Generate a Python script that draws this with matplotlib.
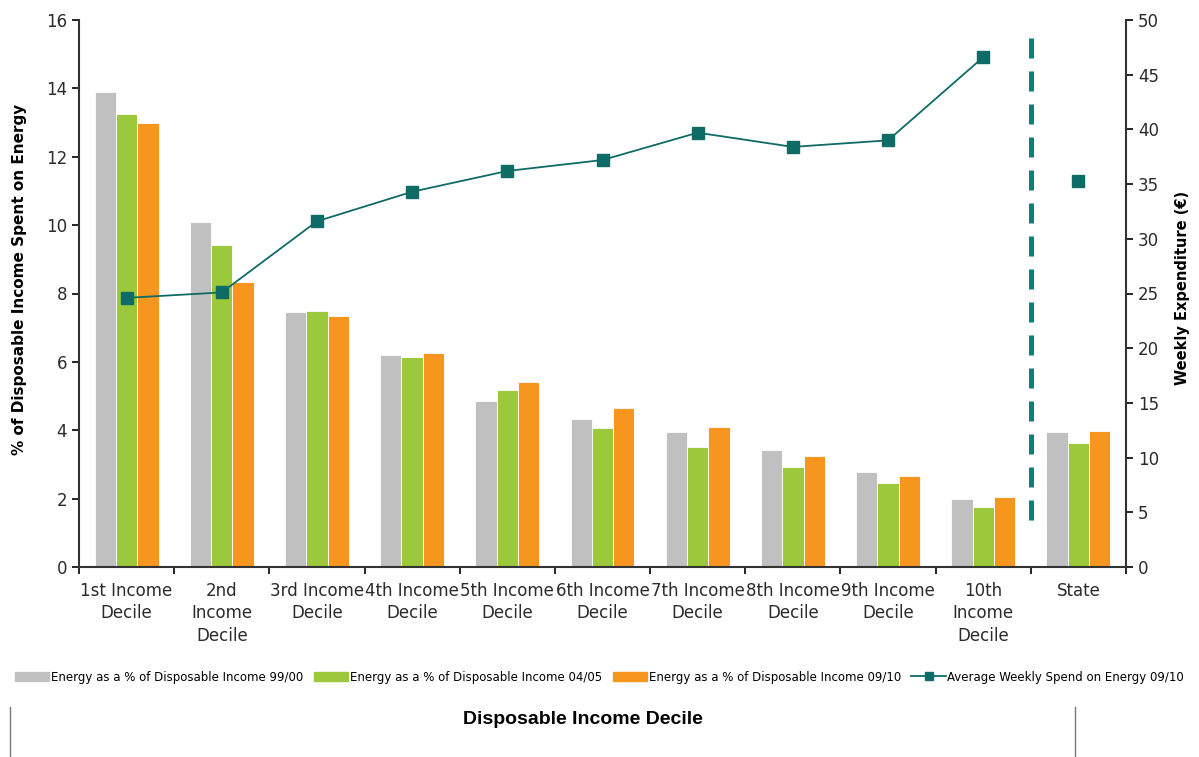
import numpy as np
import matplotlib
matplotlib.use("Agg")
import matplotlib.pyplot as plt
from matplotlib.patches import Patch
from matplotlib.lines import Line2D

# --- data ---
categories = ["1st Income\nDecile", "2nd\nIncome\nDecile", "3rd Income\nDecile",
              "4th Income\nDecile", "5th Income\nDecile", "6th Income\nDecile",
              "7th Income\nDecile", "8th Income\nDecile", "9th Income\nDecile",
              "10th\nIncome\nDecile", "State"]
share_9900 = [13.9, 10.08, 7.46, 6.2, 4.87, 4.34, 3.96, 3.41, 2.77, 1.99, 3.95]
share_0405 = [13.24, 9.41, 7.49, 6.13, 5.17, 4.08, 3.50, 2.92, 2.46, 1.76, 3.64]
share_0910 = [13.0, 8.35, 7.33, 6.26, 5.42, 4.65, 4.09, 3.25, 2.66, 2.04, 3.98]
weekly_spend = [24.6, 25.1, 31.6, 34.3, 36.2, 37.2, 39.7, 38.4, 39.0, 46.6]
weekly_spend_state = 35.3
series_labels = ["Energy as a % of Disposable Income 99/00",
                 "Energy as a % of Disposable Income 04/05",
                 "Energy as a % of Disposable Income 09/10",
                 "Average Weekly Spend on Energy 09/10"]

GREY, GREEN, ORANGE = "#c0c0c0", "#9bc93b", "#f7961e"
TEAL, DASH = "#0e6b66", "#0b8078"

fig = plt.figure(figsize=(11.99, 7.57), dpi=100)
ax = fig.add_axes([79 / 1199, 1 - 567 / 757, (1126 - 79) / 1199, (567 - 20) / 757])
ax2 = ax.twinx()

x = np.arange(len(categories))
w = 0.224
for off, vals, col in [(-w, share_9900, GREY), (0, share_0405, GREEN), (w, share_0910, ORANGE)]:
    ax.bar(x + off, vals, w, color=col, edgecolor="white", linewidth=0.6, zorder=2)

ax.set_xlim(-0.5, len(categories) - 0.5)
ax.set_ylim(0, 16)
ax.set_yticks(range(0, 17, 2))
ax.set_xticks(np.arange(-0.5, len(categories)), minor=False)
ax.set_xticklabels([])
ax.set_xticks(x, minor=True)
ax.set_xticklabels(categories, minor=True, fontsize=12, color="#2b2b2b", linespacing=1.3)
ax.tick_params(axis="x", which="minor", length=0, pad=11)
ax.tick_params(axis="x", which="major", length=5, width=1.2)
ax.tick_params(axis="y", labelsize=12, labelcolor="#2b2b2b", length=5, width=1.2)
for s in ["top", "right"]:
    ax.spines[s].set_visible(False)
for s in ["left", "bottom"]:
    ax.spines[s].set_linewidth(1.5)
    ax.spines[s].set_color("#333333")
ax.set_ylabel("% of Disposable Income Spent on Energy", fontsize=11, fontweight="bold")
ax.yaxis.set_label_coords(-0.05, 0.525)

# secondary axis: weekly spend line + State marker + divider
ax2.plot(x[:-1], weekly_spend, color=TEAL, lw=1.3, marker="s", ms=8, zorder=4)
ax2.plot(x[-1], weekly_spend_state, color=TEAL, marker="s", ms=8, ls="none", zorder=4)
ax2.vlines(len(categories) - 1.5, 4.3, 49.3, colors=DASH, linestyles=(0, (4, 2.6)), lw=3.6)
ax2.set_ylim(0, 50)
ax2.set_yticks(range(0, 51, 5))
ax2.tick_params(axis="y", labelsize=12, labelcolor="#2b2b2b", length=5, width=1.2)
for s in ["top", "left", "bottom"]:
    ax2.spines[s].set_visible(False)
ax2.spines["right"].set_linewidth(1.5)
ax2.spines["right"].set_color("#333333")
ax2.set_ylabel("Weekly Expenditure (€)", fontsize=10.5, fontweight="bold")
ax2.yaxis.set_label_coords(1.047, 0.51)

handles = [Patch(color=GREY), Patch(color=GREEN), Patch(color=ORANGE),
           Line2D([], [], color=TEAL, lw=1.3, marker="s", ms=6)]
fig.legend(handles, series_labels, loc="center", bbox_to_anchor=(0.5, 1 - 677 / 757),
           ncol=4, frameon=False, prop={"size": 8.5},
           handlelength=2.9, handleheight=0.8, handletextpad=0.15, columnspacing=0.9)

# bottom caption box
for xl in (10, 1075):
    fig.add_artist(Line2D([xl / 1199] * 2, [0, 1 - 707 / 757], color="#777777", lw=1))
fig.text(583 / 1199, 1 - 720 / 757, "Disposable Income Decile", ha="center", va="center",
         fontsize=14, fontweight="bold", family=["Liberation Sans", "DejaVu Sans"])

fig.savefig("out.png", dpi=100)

### Given problem
Scan the listing above for the word "matplotlib" and copy every line that holds it.

### Problem solution
Generate a Python script that draws this with matplotlib.
import matplotlib
matplotlib.use("Agg")
import matplotlib.pyplot as plt
from matplotlib.patches import Patch
from matplotlib.lines import Line2D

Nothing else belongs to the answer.